The case, which has been set a trial date of June 13, 2022, could make misclassification an unfair labor practice (ULP). Given the so-called gig economy’s reliance on classifying workers as independent contractors, a method that allows companies to deprive their workforce of basic rights and protections such as minimum wage laws, workers’ compensation, and paid sick leave, the issue is pressing. Currently, misclassification is not a standalone ULP thanks to the precedent set in Velox Express, Inc., a 2019 ruling by the Donald Trump–era board.

Some of the most egregious labor practices one can find in the United States are rife in the port-trucker industry, with illegal forced overtime rampant and truck-leasing programs sometimes leaving truckers indentured to their employers, with paychecks showing negative balances.

“Wage theft, unsafe working conditions and the fear that comes from not having a safety net — this is the reality for thousands of port truckers like us,” David Averruz, a port truck driver for Container Connection who the complaint alleges was unlawfully terminated in retaliation for his union activities, said in a statement:

The NLRB seeks not only that the employer reinstate drivers and compensate them with back pay, but also that it both reclassify its drivers and pay them any income lost as a result of the misclassification.
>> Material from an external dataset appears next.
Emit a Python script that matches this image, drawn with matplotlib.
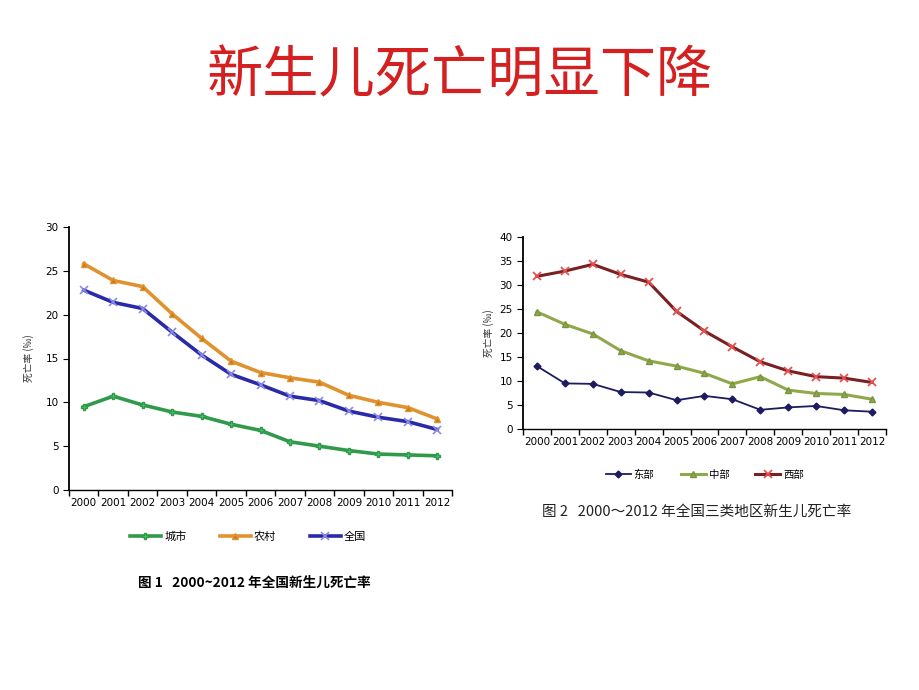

“With this powerful complaint, the NLRB has put real teeth into our country’s foundational labor laws and put ULH on notice that no company, no matter how big or powerful, is above the law,” Eric Tate, secretary-treasurer of Teamsters Local 848, said in a statement. “If ULH doesn’t change its ways, it will be ordered to reclassify its workforce of purported independent contractors and pay millions of dollars to its hundreds of misclassified workers.”